Viagra Boys – Cave World

von am 31. Juli 2022 in Album

Viagra Boys – Cave World

Pulp Non Fiction: Die Viagra Boys liefern mit ihrem Drittwerk Cave World neue Geschichten aus dem zeitgenössischen Zwielicht einer gespaltenen Welt der egozentrischen Kleingangstern und großen Verschwörungstheorien.

Dafür bündeln die Schweden gleich zum Einstieg all ihre Stärken: Baby Criminal ist fett treibender Dance Punk mit einem hedonistischem Saxofon und unwiderstehlichem Groove, der unmissverständlich klar macht, dass die Viagra Boys mittlerweile auf alles ein State-of-the-Art-Referenzwert-Patent haben, was mit Street Worms noch anachronistisch-unmodern ein Jahrzehnt zu spät gekommen zu sein schien.
Der Einstieg in die dritte Platte der Gang klingt dazu nicht nur so frisch und hungrig wie eh und je, sondern will auch das Momentum so zielsicher fokussieren: Sänger Sebastian Murphy pirscht durch eine von Impfdebatten zerriebene Welt der Trickbetrüger und Aushilfsgangster, suhlt sich im übergeordneten Konzept aus demonstrativ primitiv-simplen Texten im fast infantilen Party-Modus, satirisch ätzend, voller schmissiger (pop)kultureller Hooks a la „They said that he was tryna build a nuclear device A nuclear device, man/ I Used to be a baby, now I’m just a criminal“ – auch wenn der wirklich giftige Biss hinter dem humoristischen Unterhaltungswert steht.

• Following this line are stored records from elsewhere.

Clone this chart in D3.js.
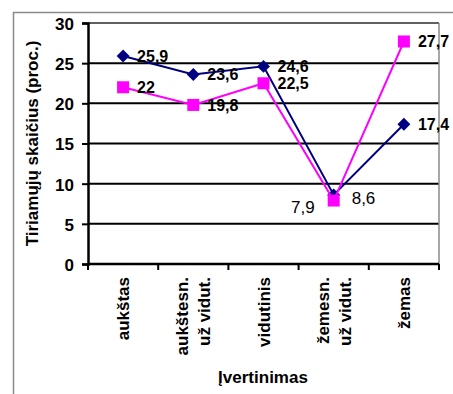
<!DOCTYPE html>
<html>
<head>
<meta charset="utf-8">
<script src="https://cdn.jsdelivr.net/npm/d3@7/dist/d3.min.js"></script>
<style>
  html, body { margin: 0; padding: 0; background: #fff; }
  svg { display: block; font-family: "Liberation Sans", Arial, sans-serif; }
</style>
</head>
<body>
<svg id="chart" width="453" height="394"></svg>
<script>
// Vertinimo kategorijos (eilutės skiriamos "\n")
const categories = ["aukštas", "aukštesn.\nuž vidut.", "vidutinis", "žemesn.\nuž vidut.", "žemas"];
// Dvi duomenų serijos, proc.
const seriesA = [25.9, 23.6, 24.6, 8.6, 17.4];
const seriesB = [22, 19.8, 22.5, 7.9, 27.7];
const yTicks = [0, 5, 10, 15, 20, 25, 30];
const yTitle = "Tiriamųjų skaičius (proc.)";
const xTitle = "Įvertinimas";

const svg = d3.select("#chart");
const plot = { left: 88, right: 439, top: 23, bottom: 264 };

const x = d3.scaleBand().domain(categories).range([plot.left, plot.right]);
const y = d3.scaleLinear().domain([0, 30]).range([plot.bottom, plot.top]);
const cx = c => x(c) + x.bandwidth() / 2;
const fmt = v => String(v).replace(".", ",");

// outer chart frame
svg.append("path")
  .attr("d", "M13.5,394 V12.5 H453")
  .attr("fill", "none").attr("stroke", "#8a8a8a").attr("stroke-width", 1.5);

// gridlines
svg.append("g").selectAll("line")
  .data(yTicks.filter(t => t > 0))
  .join("line")
  .attr("x1", plot.left).attr("x2", plot.right)
  .attr("y1", d => y(d)).attr("y2", d => y(d))
  .attr("stroke", d => d === 30 ? "#606060" : "#000")
  .attr("stroke-width", 2);

// plot-area right border
svg.append("line")
  .attr("x1", plot.right).attr("x2", plot.right)
  .attr("y1", y(30)).attr("y2", y(0))
  .attr("stroke", "#8a8a8a").attr("stroke-width", 1.5);

// y axis
const yAxis = d3.axisLeft(y).tickValues(yTicks).tickSize(6).tickPadding(8).tickFormat(d => d);
const gy = svg.append("g").attr("transform", `translate(${plot.left},0)`).call(yAxis);
gy.select(".domain").attr("stroke", "#000").attr("stroke-width", 2.5);
gy.selectAll(".tick line").attr("stroke", "#000").attr("stroke-width", 2);
gy.selectAll(".tick text")
  .attr("font-family", "'Liberation Sans', Arial, sans-serif")
  .attr("font-size", 17).attr("font-weight", "bold").attr("fill", "#000")
  .attr("dy", "0.38em");

// x axis with ticks at category boundaries
svg.append("line")
  .attr("x1", plot.left).attr("x2", plot.right)
  .attr("y1", y(0)).attr("y2", y(0))
  .attr("stroke", "#000").attr("stroke-width", 2.5);
const bounds = categories.map(c => x(c)).concat([plot.right]);
svg.append("g").selectAll("line")
  .data(bounds).join("line")
  .attr("x1", d => d).attr("x2", d => d)
  .attr("y1", y(0)).attr("y2", y(0) + 6)
  .attr("stroke", "#000").attr("stroke-width", 2);

// rotated category labels
const lineGap = 22;
categories.forEach(c => {
  const lines = c.split("\n");
  lines.forEach((ln, i) => {
    const bx = cx(c) + 6 + (i - (lines.length - 1) / 2) * lineGap;
    svg.append("text")
      .attr("transform", `translate(${bx},277) rotate(-90)`)
      .attr("text-anchor", "end")
      .attr("font-size", 17).attr("font-weight", "bold")
      .text(ln);
  });
});

// axis titles
svg.append("text")
  .attr("transform", `translate(38,${(plot.top + plot.bottom) / 2}) rotate(-90)`)
  .attr("text-anchor", "middle")
  .attr("font-size", 17).attr("font-weight", "bold")
  .text(yTitle);
svg.append("text")
  .attr("x", (plot.left + plot.right) / 2 - 0.5).attr("y", 383)
  .attr("text-anchor", "middle")
  .attr("font-size", 17).attr("font-weight", "bold")
  .text(xTitle);

// series lines
const line = d3.line().x((d, i) => cx(categories[i])).y(d => y(d));
svg.append("path").datum(seriesA)
  .attr("d", line).attr("fill", "none").attr("stroke", "#000080").attr("stroke-width", 2);
// diamond markers: a square turned by 45°
svg.append("g").selectAll("path")
  .data(seriesA).join("path")
  .attr("d", d3.symbol(d3.symbolSquare, 84)())
  .attr("transform", (d, i) => `translate(${cx(categories[i])},${y(d)}) rotate(45)`)
  .attr("fill", "#000080");

svg.append("path").datum(seriesB)
  .attr("d", line).attr("fill", "none").attr("stroke", "#ff00ff").attr("stroke-width", 2);
svg.append("g").selectAll("rect")
  .data(seriesB).join("rect")
  .attr("x", (d, i) => cx(categories[i]) - 6).attr("y", d => y(d) - 6)
  .attr("width", 12).attr("height", 12)
  .attr("fill", "#ff00ff");

// value labels: where the two series nearly meet, the lower value goes left in regular weight
function addLabels(values, other) {
  values.forEach((v, i) => {
    const close = Math.abs(v - other[i]) < 1.5;
    const px = cx(categories[i]);
    const t = svg.append("text")
      .attr("font-size", close ? 17 : 16)
      .attr("font-weight", close ? "normal" : "bold")
      .attr("fill", "#000")
      .text(fmt(v));
    if (close && v < other[i]) {
      t.attr("x", px - 19).attr("y", y(v) + 12).attr("text-anchor", "end");
    } else if (close) {
      t.attr("x", px + 18).attr("y", y(v) + 9);
    } else {
      t.attr("x", px + 14).attr("y", y(v) + 6);
    }
  });
}
addLabels(seriesA, seriesB);
addLabels(seriesB, seriesA);
</script>
</body>
</html>
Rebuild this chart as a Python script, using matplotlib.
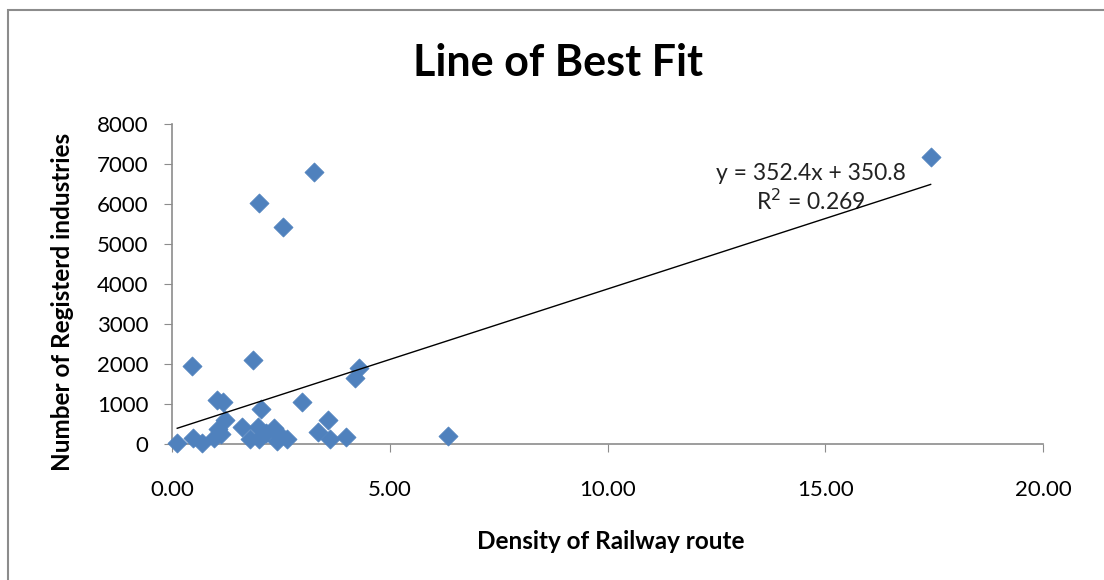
import matplotlib
matplotlib.use("Agg")
import matplotlib.pyplot as plt
from matplotlib.patches import Rectangle
import numpy as np

# Data
density = [0.12, 0.45, 0.48, 0.68, 0.97, 1.03, 1.06, 1.13, 1.18, 1.22,
           1.60, 1.78, 1.85, 1.98, 2.00, 2.00, 2.05, 2.15, 2.35, 2.40,
           2.48, 2.54, 2.63, 2.98, 3.26, 3.35, 3.58, 3.62, 4.00, 4.20,
           4.30, 6.33, 17.42]
industries = [30, 1960, 140, 20, 150, 1100, 380, 260, 1040, 600,
              420, 130, 2100, 430, 6030, 120, 880, 280, 390, 80,
              220, 5430, 120, 1050, 6790, 290, 610, 120, 170, 1640,
              1900, 190, 7170]

slope = 352.4
intercept = 350.8
r_squared = 0.269

x_ticks = [0, 5, 10, 15, 20]
x_tick_labels = ["0.00", "5.00", "10.00", "15.00", "20.00"]
y_ticks = [0, 1000, 2000, 3000, 4000, 5000, 6000, 7000, 8000]

title = "Line of Best Fit"
x_label = "Density of Railway route"
y_label = "Number of Registerd industries"

FONT = "Lato"
plt.rcParams['font.family'] = [FONT, 'DejaVu Sans']

fig = plt.figure(figsize=(11.04, 5.8), dpi=100)
fig.patch.set_facecolor("white")
# chart border
fig.patches.append(Rectangle((8 / 1104, -0.05), 1.2, 1 - 10 / 580 + 0.05,
                             transform=fig.transFigure, fill=False,
                             edgecolor="#8c8c8c", linewidth=1.5))

ax = fig.add_axes([172 / 1104, 1 - 444 / 580, (1043 - 172) / 1104, (444 - 124) / 580])
ax.set_xlim(0, 20)
ax.set_ylim(0, 8000)

ax.scatter(density, industries, marker="D", s=95, color="#4F81BD",
           edgecolors="#4F81BD", linewidths=0.5, zorder=3, clip_on=False)

xs = np.array([min(density), max(density)])
ax.plot(xs, slope * xs + intercept, color="black", linewidth=1.0, zorder=4)

ax.text(0.733, 0.845, f"y = {slope}x + {intercept}", transform=ax.transAxes,
        ha="center", va="center", fontsize=16.5, color="#222222")
ax.text(0.733, 0.76, f"R$^2$ = {r_squared}", transform=ax.transAxes,
        ha="center", va="center", fontsize=16.5, color="#222222")

for s in ["top", "right"]:
    ax.spines[s].set_visible(False)
for s in ["left", "bottom"]:
    ax.spines[s].set_color("#8c8c8c")
    ax.spines[s].set_linewidth(1.2)

ax.set_xticks(x_ticks)
ax.set_xticklabels(x_tick_labels)
ax.set_yticks(y_ticks)
ax.tick_params(axis="x", direction="out", length=6, color="#8c8c8c", pad=20,
               labelsize=16)
ax.tick_params(axis="y", direction="out", length=6, color="#8c8c8c", pad=11,
               labelsize=16)

fig.text(558 / 1104, 1 - 63 / 580, title, fontsize=31, fontweight="bold",
         ha="center", va="center")
ax.set_xlabel(x_label, fontsize=17.5, fontweight="bold")
ax.xaxis.set_label_coords((611 - 172) / 871, -(530 - 444) / 320)
ax.set_ylabel(y_label, fontsize=17.5, fontweight="bold")
ax.yaxis.set_label_coords(-(172 - 74) / 871, (444 - 302) / 320)

fig.savefig("out.png", dpi=100)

Das schließt allerdings nicht aus, dass der YouTube-Algorithmus die augenzwinkernde Aluhut-Ebene von Creepy Crawlers, in dem Murphy seine extrem pointierte Präsenz einmal mehr unter Beweis stellend fiebrig croonende durch die Psychedelik-Maschine einer abgedämpften Psychose taumelt, nicht als solche erkannt hat und die Allgemeinheit vor den Viagra Boys beschützen musste: „They got kids growing up with animal tails man/ They’re putting microchips in the vaccine/ And they’re putting creepy crawlers in the microchips/ The kids without the vaccines are getting harvested/ Because their blood is untainted/ Oh their blood is pure/ …/ Can you believe it, lizard people/ Oh, they’re harvesting our children/ My children are growing up with lizard gills/ And animal hair
That ain’t normal baby hair/ That’s animal hair/ You can tell if you touch it/ Oh, it’s disgusting/ I can’t believe it/ When I was younger none of this existed/ Everything was fine/ Everything was perfect/ And now it’s ruined/ It’s ruined ‚cause you voted on the wrong motherfucker/ Because you didn’t believe him/ You wouldn’t believe the sources that I linked you/ I told you to read/ I told you to do your research!„. Dass das in Summe trotzdem – und gerade deswegen – wieder einen weiteren Ohrwurm der Viagra Boy’schen-Kanons ergibt – irgendwo klar!

Derweil Cave World phasenweise (etwa im stereotypisch gebauten, mit eindimensionalem Storytelling sinister-funkelnd auf die knarzende 08/15-Tanzfläche drückenden Ain’t No Thief) und gerade hinten raus (mit dem sich aufbäumenden Standard Return to Monke sowie dem subkutan pumpenden, zwanglos plätschernden ADD) ein klein wenig die Luft auszugehen scheint, reihen sich zu zwei Drittel neue bandinterne Instant-Hits aneinander.
Das zügige Troglodyte provoziert den Kontrast mit dem tempogedrosselten Punk Rock Loser im zurückgelehnten Gang of Four-Stacksen, poltert mit dröhnenden Blues-Gitarren und tief erzählenden Timbre sowie einem zu oft repetierten catchy Refrain, bevor die dunkel gedrosselte, ruhig walzende Evolutionstheorie The Cognitive Trade-Off Hypothesis ein 80er-Goth-Ambiente mit herrlich gefistelten Pop-Refrain zum deliranten Industrial-Singalong begleitet, das durchatmende Globe Earth dort stellvertretend für das feine Pacing steht, dass die überall verteilten kurzen Interludes der homogen fließenden Platte bescheren, und das bluesig unaufgeregt (mit Jason Williamson auf der Gästeliste) schippernde Big Boy dank seiner finalen Chipmunk Soul-Barbershop-Beats-Ambitionen als direkter Anschluß besser gepasst hätte, als das zumindest deplazuierte Ain’t No Thief: Lauter stimulierende Gassenhauer, die das Niveau der Truppe konstant hoch halten.